In the debut release of Realtor.com’s Mortgage Affordability Report, the nation’s 25 largest housing markets were analyzed using a mortgage-to-income ratio. The San Francisco area, which included the cities of Oakland and Hayward for this report, had at a mortgage-to-income ratio of 64.7 percent last year, and Realtor.com expects that to rise to 72 percent by the end of the year.
Following San Francisco as the top markets for homeownership unaffordability are San Diego, Los Angeles, New York City and Miami.
At the other end of the spectrum, the Detroit area—which included the cities of Warren and Dearborn for this report—had mortgage-to-income ratio of 12.4 percent last year, and Realtor.com forecasted it will rise to 13.2 percent by the end of the year. Behind Detroit in affordable cities are St. Louis, Cleveland, Atlanta and Pittsburgh.
“Over the last 10 years, we have seen marketplace gyrations ranging from bubble to burst to recovery to stabilization, and we are now seeing a market of extremes on the affordability front,” said Jonathan Smoke, chief economist for Realtor.com. “Buyers—especially first-time homebuyers—might feel more motivated as the overall market continues to improve, and this report provides potential buyers with local insight that is both informative and instructive.”
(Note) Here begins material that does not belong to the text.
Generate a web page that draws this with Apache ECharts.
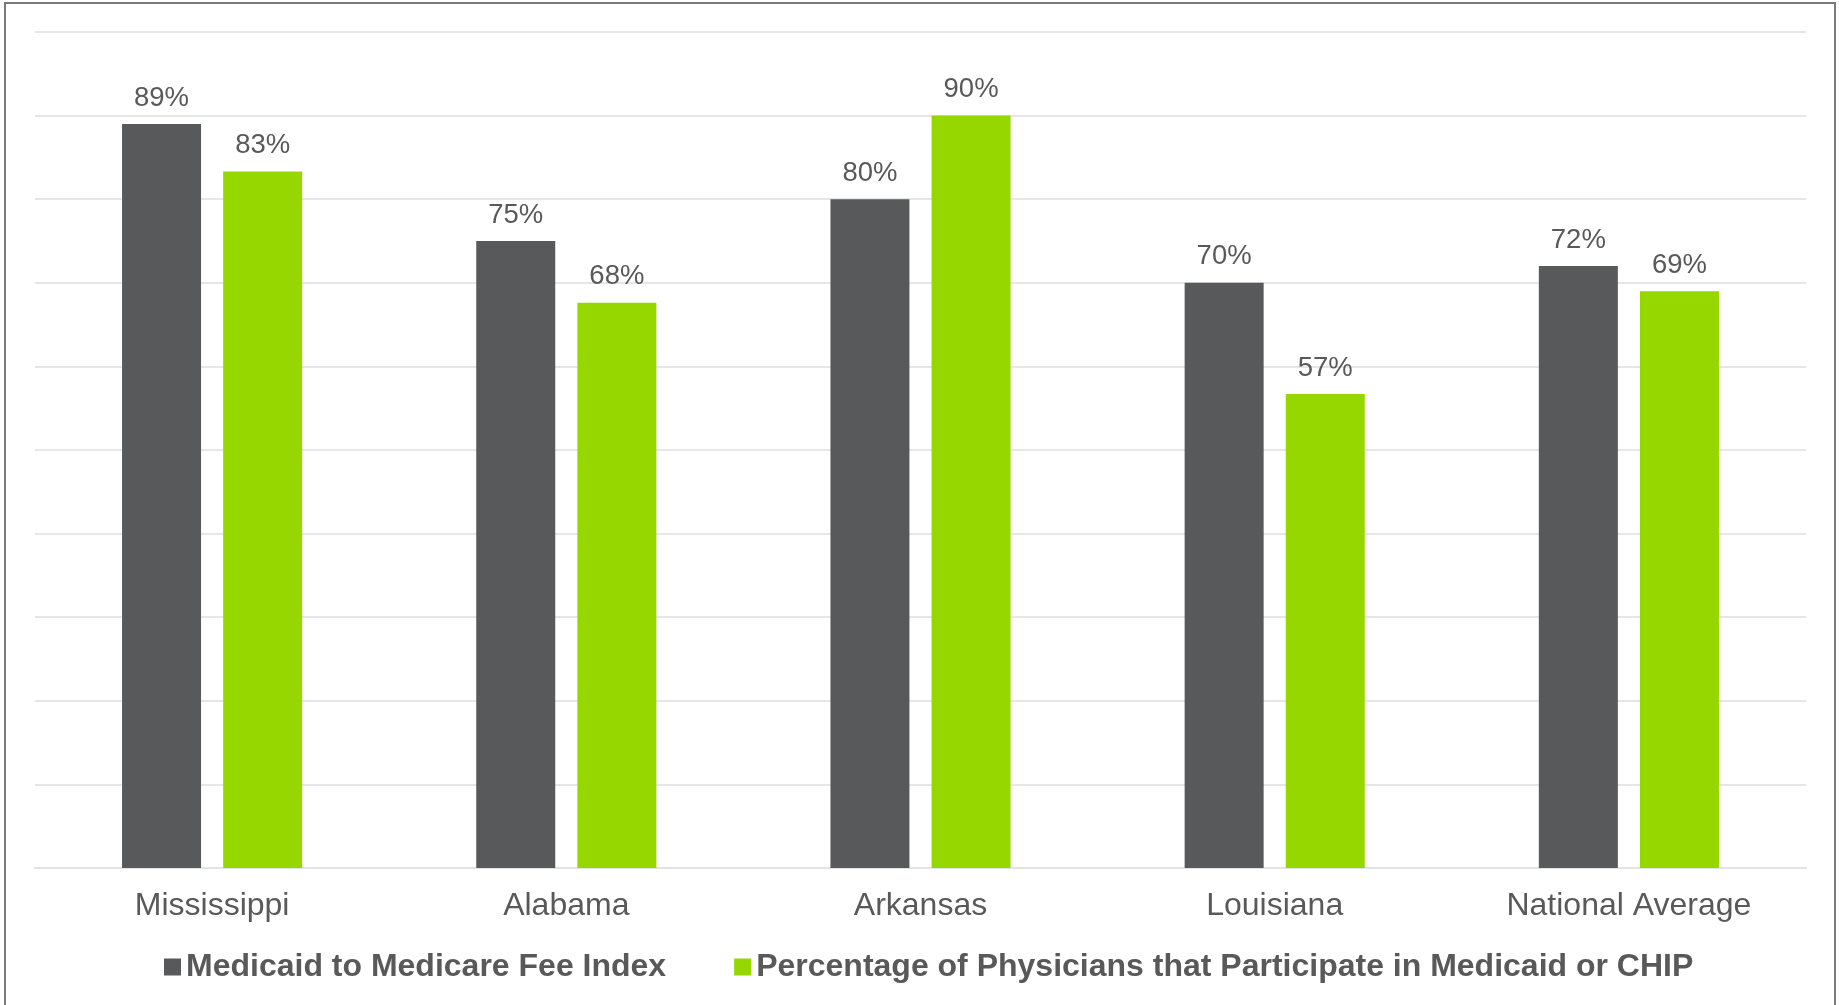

And for those people that believed renting was more affordable, Realtor.com found little evidence to back that—with San Francisco also topping the list of the highest forecasted rent-to-income ratio at 40.9 percent
“Renting is not an affordability strategy,” said Smoke. “In many of these markets, the equivalent rent is actually higher, which limits ability to save for an eventual downpayment.”